Current research projects

Research Fellow Katharina Keim is working on a projected titled "The Samaritan correspondence of Moses Gaster: Texts, analysis and contexts", which analyses and contextualises about 500 letters in Samaritan Hebrew.

The letters, which passed between Jewish scholar Moses Gaster in London and the Samaritan community in Nablus between 1904 and 1933, offer insights into Gaster’s contribution to the field of Samaritan Studies. Katharina is working to clarify the motives and methods behind Gaster’s creation of one of the most important collections of “oriental” manuscripts assembled in the 20th century, against the backdrop of the desperate attempts of the small Samaritan community to preserve its cultural heritage while declining in number.

Research Fellow Maria Cioată is working on a project titled ‘Moses Gaster (1856-1939): eclectic collector’.  

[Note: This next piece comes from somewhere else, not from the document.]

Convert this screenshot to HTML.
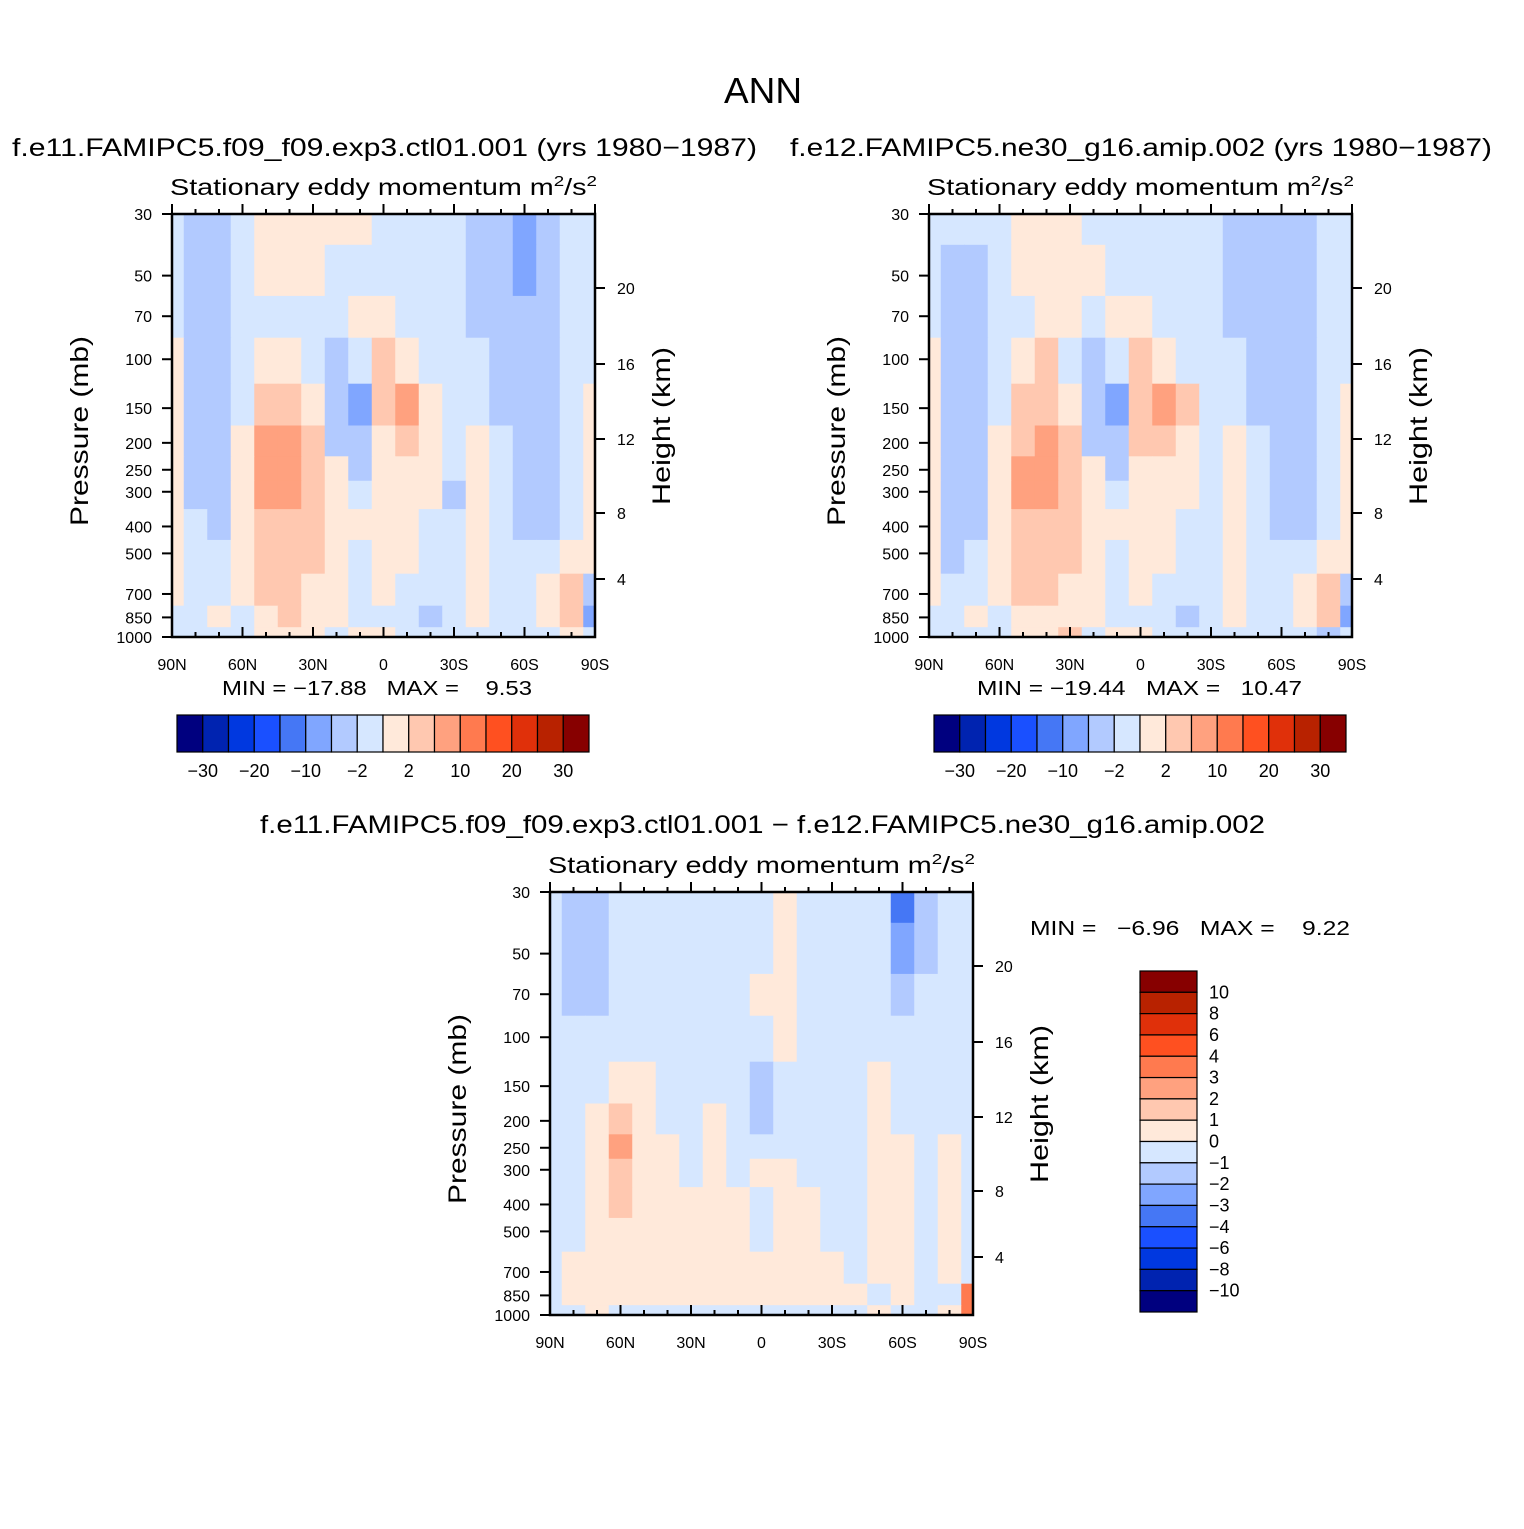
<!DOCTYPE html>
<html><head><meta charset="utf-8"><style>
body{margin:0;background:#fff}
svg text{font-family:"Liberation Sans","DejaVu Sans",sans-serif;fill:#000}
</style></head><body>
<svg id="fig" width="1524" height="1524" viewBox="0 0 1524 1524" xmlns="http://www.w3.org/2000/svg">
<rect width="1524" height="1524" fill="#fff"/>
<text x="724" y="103" font-size="36" textLength="78" lengthAdjust="spacingAndGlyphs">ANN</text>
<text x="12" y="156" font-size="25" textLength="745" lengthAdjust="spacingAndGlyphs">f.e11.FAMIPC5.f09_f09.exp3.ctl01.001 (yrs 1980−1987)</text>
<text x="790" y="156" font-size="25" textLength="702" lengthAdjust="spacingAndGlyphs">f.e12.FAMIPC5.ne30_g16.amip.002 (yrs 1980−1987)</text>
<text x="260" y="833" font-size="25" textLength="1005" lengthAdjust="spacingAndGlyphs">f.e11.FAMIPC5.f09_f09.exp3.ctl01.001 − f.e12.FAMIPC5.ne30_g16.amip.002</text>
<g id="root"></g>
</svg>
<script>
const lats=[90,80,70,60,50,40,30,20,10,0,-10,-20,-30,-40,-50,-60,-70,-80,-90];
const presLevels=[30,50,70,100,150,200,250,300,400,500,700,850,1000];
const pTicks=[30,50,70,100,150,200,250,300,400,500,700,850,1000];
const kmTicks=[20,16,12,8,4];
const kmOffsets=[74,150,225,299,365];
const latTickLabels=['90N','60N','30N','0','30S','60S','90S'];
const latTickVals=[90,60,30,0,-30,-60,-90];
const absLevels=[-30,-25,-20,-15,-10,-5,-2,0,2,5,10,15,20,25,30];
const absLabels=['−30','−20','−10','−2','2','10','20','30'];
const diffLevels=[-10,-8,-6,-4,-3,-2,-1,0,1,2,3,4,6,8,10];
const diffLabels=['10','8','6','4','3','2','1','0','−1','−2','−3','−4','−6','−8','−10'];
const colors=['#00007f','#0023b0','#0038e0','#1a50ff','#4577f5','#80a6ff','#b2caff','#d6e7ff','#ffe9da','#ffc8b0','#ffa17f','#ff7a4f','#ff5020','#e0300a','#b82200','#870000'];
const gridA=[
[-1,-3,-3,-1,1,1,1,1,1,-1,-1,-1,-1,-3,-4,-7,-3,-1,-1],
[-1,-3,-3,-1,1,1,1,-1,-1,-1,-1,-1,-1,-3,-4,-5,-3,-1,-1],
[-1,-3,-3,-1,-1,-1,-1,-1,1,1,-1,-1,-1,-3,-3,-3,-3,-1,-1],
[1,-3,-3,-1,1,1,-1,-3,-1,3,1,-1,-1,-1,-3,-3,-3,-1,-1],
[1,-3,-3,-1,3,3,1,-3,-6,3,6,1,-1,-1,-3,-3,-3,-1,1],
[1,-3,-3,1,6,6,3,-3,-3,1,3,1,-1,1,-1,-3,-3,-1,1],
[1,-3,-3,1,6,7,3,1,-3,1,1,1,-1,1,-1,-3,-3,-1,1],
[1,-3,-3,1,6,6,3,1,-1,1,1,1,-3,1,-1,-3,-3,-1,1],
[1,-1,-3,1,3,3,3,1,1,1,1,-1,-1,1,-1,-3,-3,-1,1],
[1,-1,-1,1,3,3,3,1,-1,1,1,-1,-1,1,-1,-1,-1,1,1],
[1,-1,-1,1,3,3,1,1,-1,1,-1,-1,-1,1,-1,-1,1,3,-3],
[-1,-1,1,-1,1,3,1,1,-1,-1,-1,-3,-1,1,-1,-1,1,3,-5],
[-1,-1,-1,-1,1,1,1,-1,1,1,-1,-1,-1,-1,-1,-1,-1,1,-1]];
const gridB=[
[-1,-1,-1,-1,1,1,1,-1,-1,-1,-1,-1,-1,-3,-3,-4,-3,-1,-1],
[-1,-3,-3,-1,1,1,1,1,-1,-1,-1,-1,-1,-3,-3,-3,-3,-1,-1],
[-1,-3,-3,-1,-1,1,1,-1,1,1,-1,-1,-1,-3,-3,-3,-3,-1,-1],
[1,-3,-3,-1,1,3,-1,-3,-1,3,1,-1,-1,-1,-3,-3,-3,-1,-1],
[1,-3,-3,-1,3,3,1,-3,-6,3,7,3,-1,-1,-3,-3,-3,-1,1],
[1,-3,-3,1,3,6,3,-3,-3,3,3,1,-1,1,-1,-3,-3,-1,1],
[1,-3,-3,1,6,6,3,1,-3,1,1,1,-1,1,-1,-3,-3,-1,1],
[1,-3,-3,1,6,6,3,1,-1,1,1,1,-1,1,-1,-3,-3,-1,1],
[1,-3,-3,1,3,3,3,1,1,1,1,-1,-1,1,-1,-3,-3,-1,1],
[1,-3,-1,1,3,3,3,1,-1,1,1,-1,-1,1,-1,-1,-1,1,1],
[1,-1,-1,1,3,3,1,1,-1,1,-1,-1,-1,1,-1,-1,1,3,-3],
[-1,-1,1,-1,1,1,1,1,-1,-1,-1,-3,-1,1,-1,-1,1,3,-5],
[-1,-1,-1,-1,1,1,3,-1,1,1,-1,-1,-1,-1,-1,-1,-1,-3,-1]];
const gridD=[
[-0.5,-1.5,-1.5,-0.5,-0.5,-0.5,-0.5,-0.5,-0.5,-0.5,0.5,-0.5,-0.5,-0.5,-0.5,-3.5,-1.5,-0.5,-0.5],
[-0.5,-1.5,-1.5,-0.5,-0.5,-0.5,-0.5,-0.5,-0.5,-0.5,0.5,-0.5,-0.5,-0.5,-0.5,-2.5,-1.5,-0.5,-0.5],
[-0.5,-1.5,-1.5,-0.5,-0.5,-0.5,-0.5,-0.5,-0.5,0.5,0.5,-0.5,-0.5,-0.5,-0.5,-1.5,-0.5,-0.5,-0.5],
[-0.5,-0.5,-0.5,-0.5,-0.5,-0.5,-0.5,-0.5,-0.5,-0.5,0.5,-0.5,-0.5,-0.5,-0.5,-0.5,-0.5,-0.5,-0.5],
[-0.5,-0.5,-0.5,0.5,0.5,-0.5,-0.5,-0.5,-0.5,-1.5,-0.5,-0.5,-0.5,-0.5,0.5,-0.5,-0.5,-0.5,-0.5],
[-0.5,-0.5,0.5,1.5,0.5,-0.5,-0.5,0.5,-0.5,-1.5,-0.5,-0.5,-0.5,-0.5,0.5,-0.5,-0.5,-0.5,-0.5],
[-0.5,-0.5,0.5,2.5,0.5,0.5,-0.5,0.5,-0.5,-0.5,-0.5,-0.5,-0.5,-0.5,0.5,0.5,-0.5,0.5,-0.5],
[-0.5,-0.5,0.5,1.5,0.5,0.5,-0.5,0.5,-0.5,0.5,0.5,-0.5,-0.5,-0.5,0.5,0.5,-0.5,0.5,-0.5],
[-0.5,-0.5,0.5,1.5,0.5,0.5,0.5,0.5,0.5,-0.5,0.5,0.5,-0.5,-0.5,0.5,0.5,-0.5,0.5,-0.5],
[-0.5,-0.5,0.5,0.5,0.5,0.5,0.5,0.5,0.5,-0.5,0.5,0.5,-0.5,-0.5,0.5,0.5,-0.5,0.5,-0.5],
[-0.5,0.5,0.5,0.5,0.5,0.5,0.5,0.5,0.5,0.5,0.5,0.5,0.5,-0.5,0.5,0.5,-0.5,0.5,-0.5],
[-0.5,0.5,0.5,0.5,0.5,0.5,0.5,0.5,0.5,0.5,0.5,0.5,0.5,0.5,-0.5,0.5,-0.5,-0.5,3.5],
[-0.5,-0.5,0.5,-0.5,-0.5,-0.5,-0.5,-0.5,-0.5,-0.5,-0.5,-0.5,-0.5,-0.5,0.5,-0.5,-0.5,0.5,3.5]];

const NS='http://www.w3.org/2000/svg';
const root=document.getElementById('root');
function mk(tag,attrs,parent){const e=document.createElementNS(NS,tag);for(const k in attrs)e.setAttribute(k,attrs[k]);(parent||root).appendChild(e);return e;}
function colorFor(v,levels){let i=0;while(i<levels.length&&v>levels[i])i++;return colors[i];}
const W=423,H=423;

function drawPanel(ox,oy,grid,levels,name){
  const g=mk('g',{});
  
  
  const xS=lat=>ox+(90-lat)/180*W;
  const yS=p=>oy+Math.log(p/30)/Math.log(1000/30)*H;
  const cw=W/18;
  for(let r=0;r<presLevels.length;r++){
    const yTop=r===0?oy:yS(Math.sqrt(presLevels[r]*presLevels[r-1]));
    const yBot=r===presLevels.length-1?oy+H:yS(Math.sqrt(presLevels[r]*presLevels[r+1]));
    for(let c=0;c<lats.length;c++){
      const x0=Math.max(ox,xS(lats[c])-cw/2),x1=Math.min(ox+W,xS(lats[c])+cw/2);
      const cell=mk('rect',{x:x0,y:yTop,width:x1-x0+0.6,height:yBot-yTop+0.6,fill:colorFor(grid[r][c],levels)},g);
      
      
    }
  }
  const fr=mk('rect',{x:ox,y:oy,width:W,height:H,fill:'none',stroke:'#000','stroke-width':2.5},g);
  
  
  for(let l=90;l>=-90;l-=10){
    const x=xS(l),len=(l%30===0)?10:5;
    mk('line',{x1:x,y1:oy+H,x2:x,y2:oy+H-len,stroke:'#000','stroke-width':2},g);
    mk('line',{x1:x,y1:oy,x2:x,y2:oy-len,stroke:'#000','stroke-width':2},g);
  }
  latTickVals.forEach((l,i)=>{
    const t=mk('text',{x:xS(l),y:oy+H+33,'font-size':16,'text-anchor':'middle'},g);
    t.textContent=latTickLabels[i];
    
    
  });
  pTicks.forEach(p=>{
    const y=yS(p);
    mk('line',{x1:ox,y1:y,x2:ox-10,y2:y,stroke:'#000','stroke-width':2},g);
    const t=mk('text',{x:ox-20,y:y+6,'font-size':16,'text-anchor':'end'},g);
    t.textContent=p;
    
    
  });
  kmTicks.forEach((k,i)=>{
    const y=oy+kmOffsets[i];
    mk('line',{x1:ox+W,y1:y,x2:ox+W+10,y2:y,stroke:'#000','stroke-width':2},g);
    const t=mk('text',{x:ox+W+22,y:y+6,'font-size':16},g);
    t.textContent=k;
    
    
  });
  const yt=mk('text',{x:0,y:0,'font-size':25,'text-anchor':'middle',textLength:190,lengthAdjust:'spacingAndGlyphs',transform:`translate(${ox-84},${oy+217}) rotate(-90)`},g);
  yt.textContent='Pressure (mb)';
  
  
  const rt=mk('text',{x:0,y:0,'font-size':25,'text-anchor':'middle',textLength:158,lengthAdjust:'spacingAndGlyphs',transform:`translate(${ox+W+75},${oy+212}) rotate(-90)`},g);
  rt.textContent='Height (km)';
  
  
  const st=mk('text',{x:ox-2,y:oy-19,'font-size':23,textLength:427,lengthAdjust:'spacingAndGlyphs'},g);
  st.innerHTML='Stationary eddy momentum  m<tspan dy="-9" font-size="15">2</tspan><tspan dy="9">/s</tspan><tspan dy="-9" font-size="15">2</tspan>';
  
  
}

function hColorbar(x,y,w,h,name){
  const g=mk('g',{});
  
  
  const bw=w/16;
  colors.forEach((c,i)=>{
    const b=mk('rect',{x:x+i*bw,y:y,width:bw,height:h,fill:c,stroke:'#000','stroke-width':1.2},g);
    
    
  });
  absLabels.forEach((lab,i)=>{
    const t=mk('text',{x:x+(1+2*i)*bw,y:y+h+25,'font-size':18,'text-anchor':'middle'},g);
    t.textContent=lab;
    
    
  });
}
function vColorbar(x,y,w,h,name){
  const g=mk('g',{});
  
  
  const bh=h/16;
  colors.slice().reverse().forEach((c,i)=>{
    const b=mk('rect',{x:x,y:y+i*bh,width:w,height:bh,fill:c,stroke:'#000','stroke-width':1.2},g);
    
    
  });
  diffLabels.forEach((lab,i)=>{
    const t=mk('text',{x:x+w+12,y:y+(i+1)*bh+6,'font-size':18},g);
    t.textContent=lab;
    
    
  });
}
function txt(x,y,s,name,len){
  const t=mk('text',{x:x,y:y,'font-size':20,textLength:len,lengthAdjust:'spacingAndGlyphs'});
  t.textContent=s;
  
  
}
drawPanel(172,214,gridA,absLevels,'left-panel');
drawPanel(929,214,gridB,absLevels,'right-panel');
drawPanel(550,892,gridD,diffLevels,'diff-panel');
hColorbar(177,715,412,37,'left-colorbar');
hColorbar(934,715,412,37,'right-colorbar');
vColorbar(1140,971,57,341,'diff-colorbar');
txt(222,695,'MIN\u00a0=\u00a0−17.88\u00a0\u00a0\u00a0MAX\u00a0=\u00a0\u00a0\u00a0\u00a09.53','left-min-max',310);
txt(977,695,'MIN\u00a0=\u00a0−19.44\u00a0\u00a0\u00a0MAX\u00a0=\u00a0\u00a0\u00a010.47','right-min-max',325);
txt(1030,935,'MIN\u00a0=\u00a0\u00a0\u00a0−6.96\u00a0\u00a0\u00a0MAX\u00a0=\u00a0\u00a0\u00a0\u00a09.22','diff-min-max',320);
</script>
</body></html>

The project aims to evaluate Gaster’s identity as a collector, and to assess his contribution to scholarship, focussing particularly on his work on Romanian folklore and medieval Hebrew and Slavonic Apocryphal narratives. Maria has been working on the Rylands Gaster collection since 2010, and has published a survey of the collection as a whole and a preliminary box list of a part of the Rylands Gaster archive, namely his work in various stages of progress.